- Folha de S. Paulo
Para defender as instituições será preciso separar aquilo sobre o que não se concorda daquilo que viola as regras do jogo
A recente sequência de declarações abjetas de Jair Bolsonaro acendeu alarmes em diferentes regiões do espectro político. Sua incapacidade de circunspecção parece nos lembrar que, se lhe for dada a oportunidade, pode lançar o país numa aventura autoritária.
Frente a essa ameaça concreta, a história sugere a formação de uma ampla coalizão que proteja os fundamentos institucionais contra o avanço autoritário, limitando o Poder Executivo e minando a sua base de apoio.
Mas como montar uma coalizão ampla quando a dinâmica da polarização enredou a sociedade em argumentos que ancoram posições políticas legítimas em posições inaceitáveis, que cada lado da polarização considerou tão execráveis que deveriam ser expelidas do jogo político regular?
Como, num ambiente que permanentemente atiça a indignação contra a posição do adversário, separar aquilo do que se discorda daquilo que viola as regras do jogo?
É o que tem acontecido, por exemplo, com a agenda econômica de Bolsonaro e seus ensaios mais autoritários.
A liderança da esquerda logo percebeu a conveniência de conectar as reformas econômicas com os arroubos autoritários do presidente, como se o reformismo liberal fosse função ou efeito do autoritarismo.
Assim, a reforma da Previdência não foi apresentada apenas como uma medida liberal que, da perspectiva da esquerda prejudicaria os trabalhadores, mas também como uma espécie de arbítrio. Era como se a truculência do autor da medida contaminasse e comprometesse o conteúdo, fazendo dela antidemocrática, no sentido de violar as regras do jogo democrático.
Essa operação de ancorar uma medida legítima numa postura inaceitável também foi utilizada pela nova direita.
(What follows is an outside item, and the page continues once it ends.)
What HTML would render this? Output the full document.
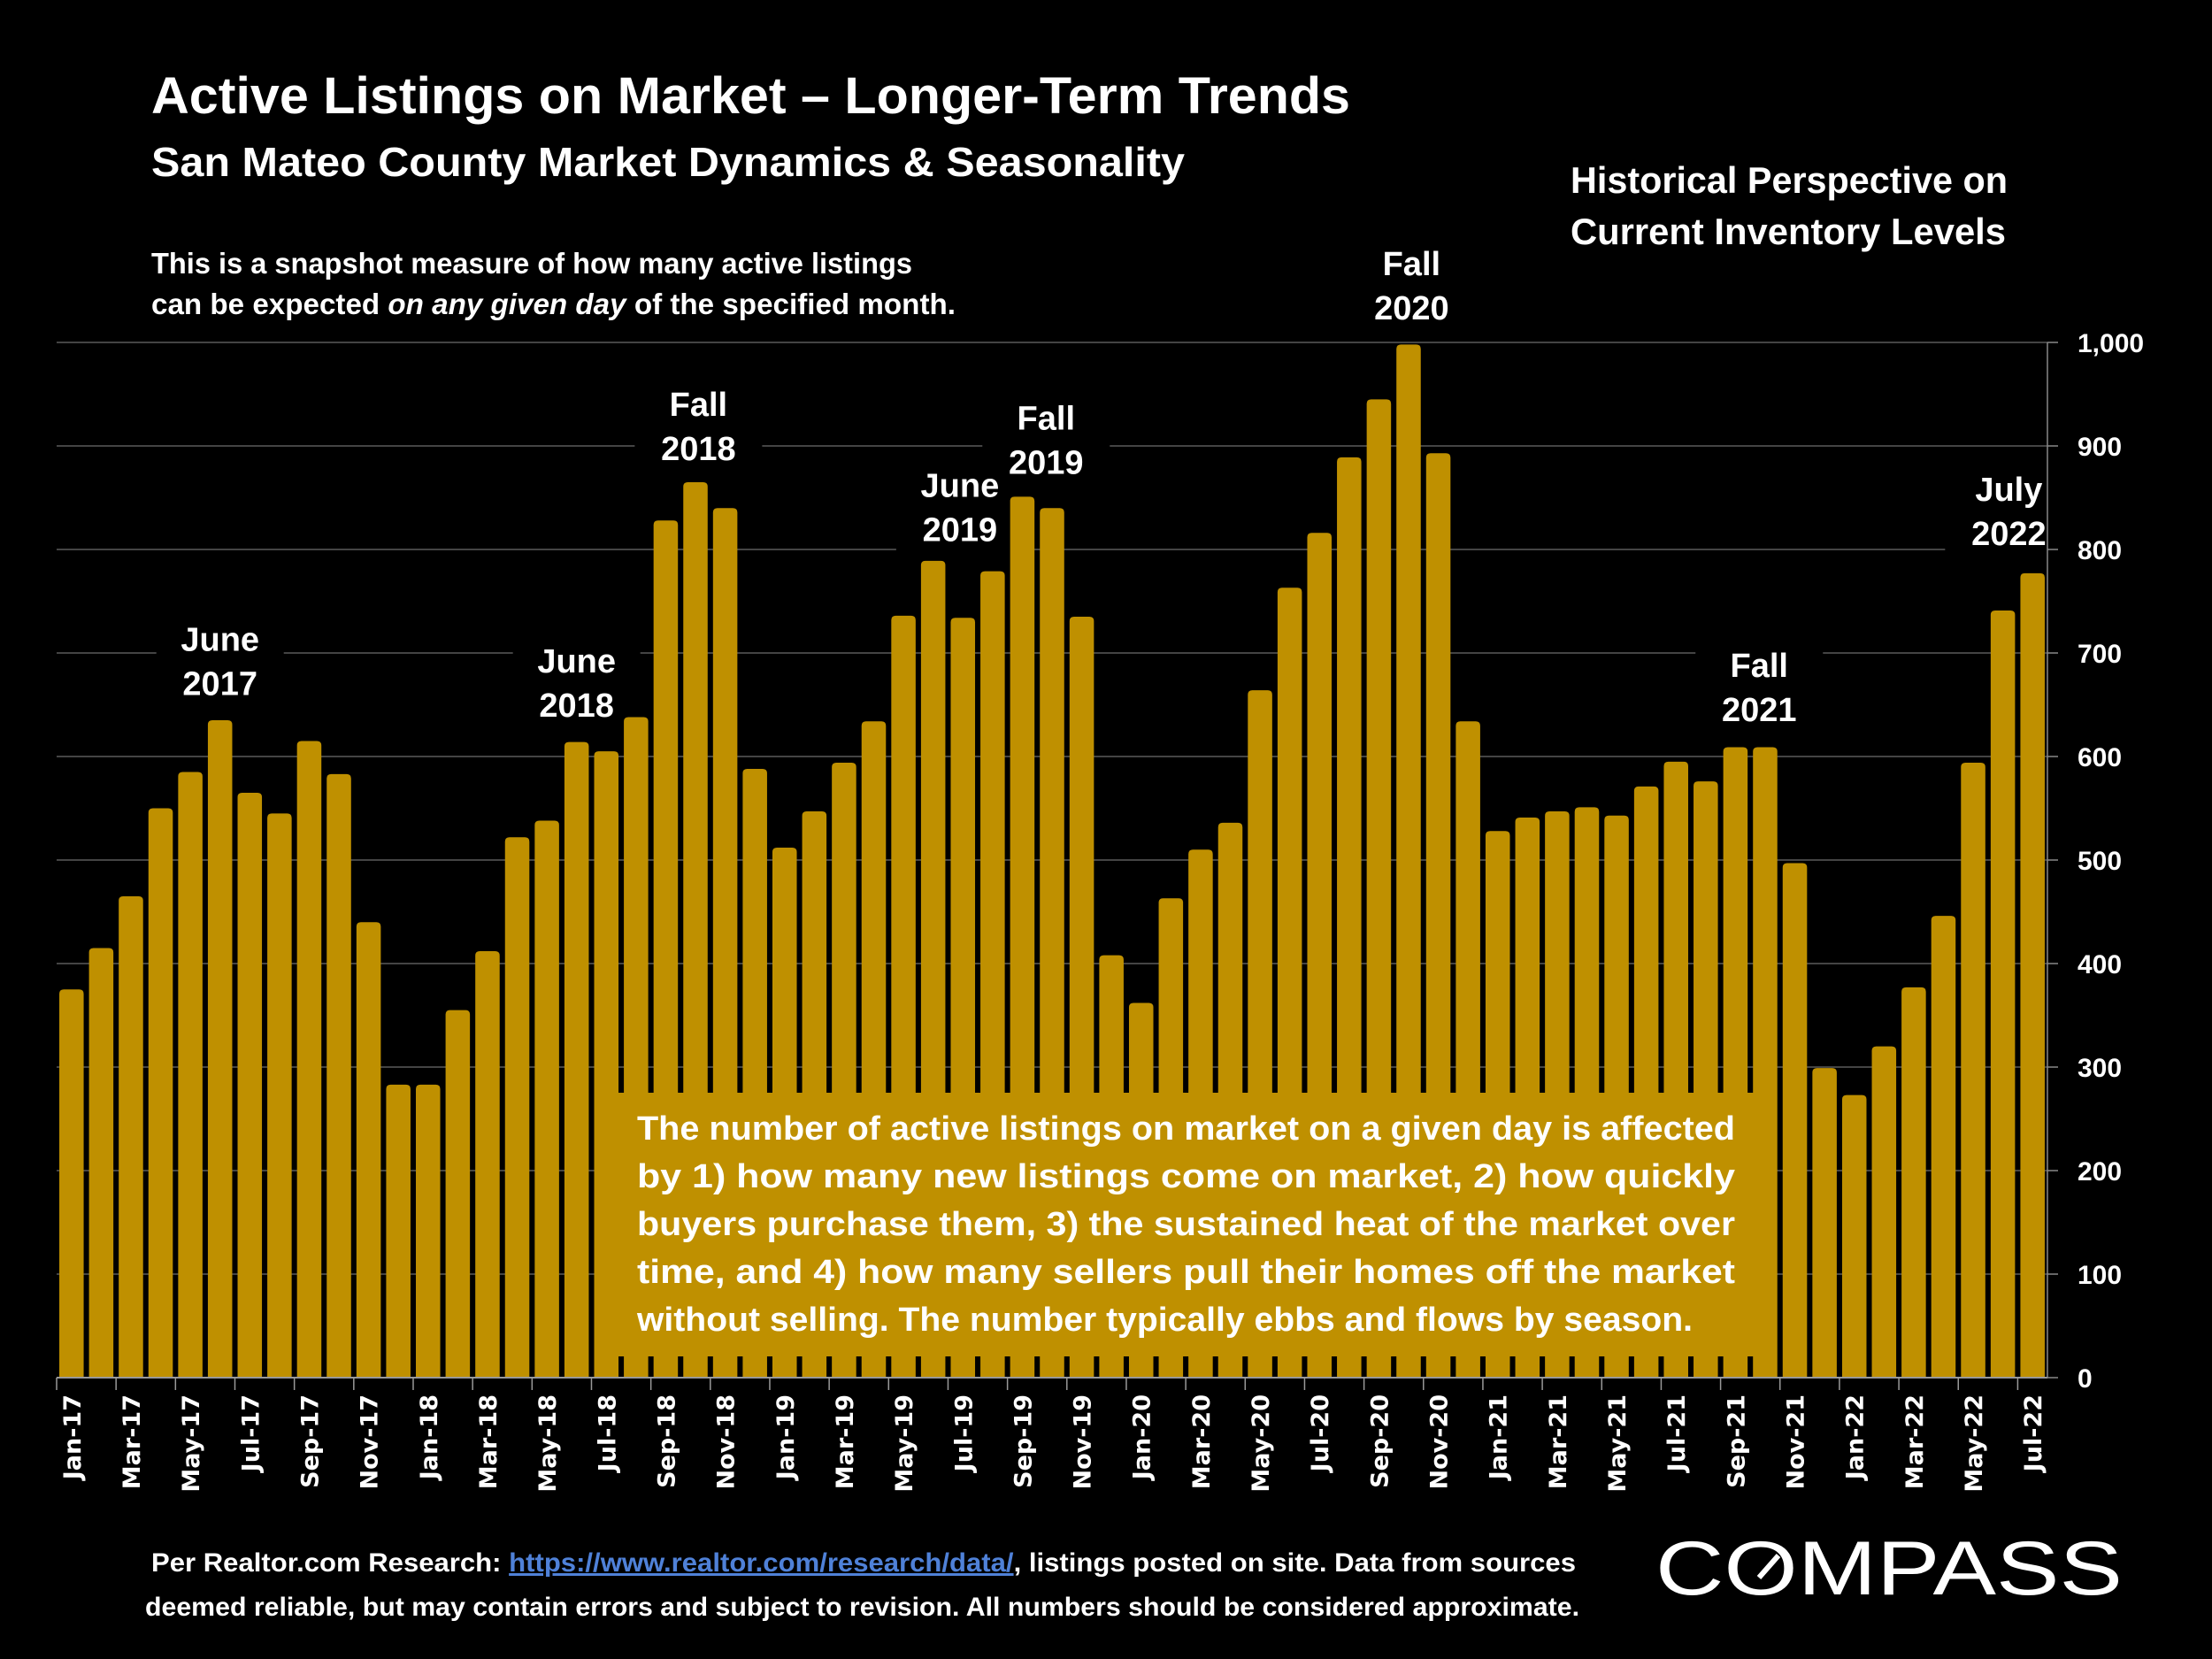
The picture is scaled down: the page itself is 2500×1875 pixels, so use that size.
<!DOCTYPE html>
<html><head><meta charset="utf-8"><style>
html,body{margin:0;padding:0;background:#000;}
svg{display:block;}
text{font-family:"Liberation Sans",sans-serif;fill:#fff;font-weight:bold;}
</style></head><body>
<svg id="chart" width="2500" height="1875" viewBox="0 0 2500 1875" xmlns="http://www.w3.org/2000/svg">
<rect width="2500" height="1875" fill="#000"/>
<g id="grid"></g>
<g id="annobg"></g>
<g id="annos"></g>
<g id="bars"></g>
<g id="axes"></g>

<text x="171" y="128" font-size="58" textLength="1355" lengthAdjust="spacingAndGlyphs">Active Listings on Market – Longer-Term Trends</text>
<text x="171" y="199" font-size="46" textLength="1168" lengthAdjust="spacingAndGlyphs">San Mateo County Market Dynamics &amp; Seasonality</text>
<text x="171" y="309" font-size="33" textLength="860" lengthAdjust="spacingAndGlyphs">This is a snapshot measure of how many active listings</text>
<text x="171" y="355" font-size="33" textLength="909" lengthAdjust="spacingAndGlyphs">can be expected <tspan font-style="italic">on any given day</tspan> of the specified month.</text>
<text x="1775" y="218" font-size="42" textLength="494" lengthAdjust="spacingAndGlyphs">Historical Perspective on</text>
<text x="1775" y="276" font-size="42" textLength="492" lengthAdjust="spacingAndGlyphs">Current Inventory Levels</text>

<g>
<rect x="697" y="1235" width="1288" height="298" fill="#BF9000"/>
<text x="720" y="1288" font-size="38" textLength="1241" lengthAdjust="spacingAndGlyphs">The number of active listings on market on a given day is affected</text>
<text x="720" y="1342" font-size="38" textLength="1241" lengthAdjust="spacingAndGlyphs">by 1) how many new listings come on market, 2) how quickly</text>
<text x="720" y="1396" font-size="38" textLength="1241" lengthAdjust="spacingAndGlyphs">buyers purchase them, 3) the sustained heat of the market over</text>
<text x="720" y="1450" font-size="38" textLength="1241" lengthAdjust="spacingAndGlyphs">time, and 4) how many sellers pull their homes off the market</text>
<text x="720" y="1504" font-size="38" textLength="1193" lengthAdjust="spacingAndGlyphs">without selling. The number typically ebbs and flows by season.</text>
</g>

<text x="171" y="1776" font-size="30" textLength="1610" lengthAdjust="spacingAndGlyphs">Per Realtor.com Research:  <tspan fill="#4F81D8" text-decoration="underline">https://www.realtor.com/research/data/</tspan>, listings posted on site. Data from sources</text>
<text x="164" y="1826" font-size="30" textLength="1621" lengthAdjust="spacingAndGlyphs">deemed reliable, but may contain errors and subject to revision. All numbers should be considered approximate.</text>
<text x="1871" y="1802" font-size="86" style="font-weight:normal" textLength="528" lengthAdjust="spacingAndGlyphs">COMPASS</text>
<line x1="1988" y1="1783" x2="2010" y2="1758" stroke="#fff" stroke-width="6"/>
</svg>
<script>
const categories = ["Jan-17","Feb-17","Mar-17","Apr-17","May-17","Jun-17","Jul-17","Aug-17","Sep-17","Oct-17","Nov-17","Dec-17",
"Jan-18","Feb-18","Mar-18","Apr-18","May-18","Jun-18","Jul-18","Aug-18","Sep-18","Oct-18","Nov-18","Dec-18",
"Jan-19","Feb-19","Mar-19","Apr-19","May-19","Jun-19","Jul-19","Aug-19","Sep-19","Oct-19","Nov-19","Dec-19",
"Jan-20","Feb-20","Mar-20","Apr-20","May-20","Jun-20","Jul-20","Aug-20","Sep-20","Oct-20","Nov-20","Dec-20",
"Jan-21","Feb-21","Mar-21","Apr-21","May-21","Jun-21","Jul-21","Aug-21","Sep-21","Oct-21","Nov-21","Dec-21",
"Jan-22","Feb-22","Mar-22","Apr-22","May-22","Jun-22","Jul-22"];
const listings = [375,415,465,550,585,635,565,545,615,583,440,283,
283,355,412,522,538,614,605,638,828,865,840,588,
512,547,594,634,736,789,734,779,851,840,735,408,
362,463,510,536,664,763,816,889,945,998,893,634,
528,541,547,551,543,571,595,576,609,609,497,299,
273,320,377,446,594,741,777];
const yTicks = [0,100,200,300,400,500,600,700,800,900,1000];
const yTickLabels = ["0","100","200","300","400","500","600","700","800","900","1,000"];
const annoLabels = [["June","2017"],["June","2018"],["Fall","2018"],["June","2019"],["Fall","2019"],["Fall","2020"],["Fall","2021"],["July","2022"]];
const annoIndex = [5,17,21.1,29.9,32.8,45.1,56.8,65.2];
const annoValues = [702,681,929,851,916,1065,677,847];

const NS="http://www.w3.org/2000/svg";
const X0=64, X1=2314, Y0=1557, Y1=387;
const step=(X1-X0)/categories.length;
const xScale=i=>X0+step*i;
const yScale=v=>Y0-(v/1000)*(Y0-Y1);
function mk(tag,attrs,parent){const e=document.createElementNS(NS,tag);for(const k in attrs)e.setAttribute(k,attrs[k]);parent.appendChild(e);return e;}
const grid=document.getElementById('grid'),bars=document.getElementById('bars'),axes=document.getElementById('axes'),annos=document.getElementById('annos'),annobg=document.getElementById('annobg');

yTicks.forEach((t,i)=>{
  const y=yScale(t);
  if(t>0){const g=mk('line',{x1:X0,x2:X1,y1:y,y2:y,stroke:'#5a5a5a','stroke-width':1.5},grid);
  
  }
  const tk=mk('line',{x1:X1,x2:X1+12,y1:y,y2:y,stroke:'#888','stroke-width':1.5},axes);
  
  
  const lb=mk('text',{x:2348,y:y+11,'font-size':30},axes);
  lb.textContent=yTickLabels[i];
  
  
});

const bw=step*0.82;
listings.forEach((v,i)=>{
  const x=xScale(i)+(step-bw)/2, y=yScale(v);
  const p=mk('path',{d:`M${x},${Y0}V${y+5}Q${x},${y} ${x+5},${y}H${x+bw-5}Q${x+bw},${y} ${x+bw},${y+5}V${Y0}Z`,fill:'#BF9000'},bars);
  
  
});

mk('line',{x1:X0,x2:X1,y1:Y0,y2:Y0,stroke:'#999','stroke-width':2},axes);
mk('line',{x1:X1,x2:X1,y1:Y1,y2:Y0,stroke:'#888','stroke-width':1.5},axes);
categories.forEach((c,i)=>{
  if(i%2===0){
    const x=xScale(i);
    const tk=mk('line',{x1:x,x2:x,y1:Y0,y2:Y0+14,stroke:'#999','stroke-width':1.5},axes);
    
    
    const cx=x+step/2;
    const t=mk('text',{x:0,y:0,'font-size':27,'text-anchor':'end',transform:`translate(${cx+10},1576) rotate(-90)`,style:'font-family:"DejaVu Sans",sans-serif'},axes);
    t.textContent=c;
    
    
  }
});

annoLabels.forEach((lines,k)=>{
  const cx=xScale(annoIndex[k])+step/2;
  const yb=yScale(annoValues[k]);
  const bg=mk('rect',{x:cx-72,y:yb-40,width:144,height:106,fill:'#000'},annobg);
  
  
  lines.forEach((s,j)=>{
    const t=mk('text',{x:cx,y:yb+j*50,'font-size':38,'text-anchor':'middle'},annos);
    t.textContent=s;
    
    
  });
});
</script>
</body></html>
Ela amarrou sua indignação contra a corrupção na ação de um Estado social, de maneira que defender uma ação vigorosa do Estado passasse a ser visto como defender a corrupção, o que para ela era inaceitável.
Assim, fazer política industrial, política cultural ou política social precisa deixar de ser visto necessariamente como um meio de corromper empresários, comprar apoio de artistas ou comprar o voto dos pobres.
Em outras palavras é preciso que o discurso político module a indignação, separando aquilo do que não se concorda, mas que é legítimo, daquilo que é efetivamente antidemocrático —coisas como restringir a independência dos poderes, prender jornalistas ou perseguir opositores.
Enquanto essas associações não forem desfeitas no debate público, não será possível a construção da coalizão ampla entre esquerda e direita que permitirá proteger o país nos próximos três ou sete anos.
*Pablo Ortellado, professor do curso de gestão de políticas públicas da USP, é doutor em filosofia.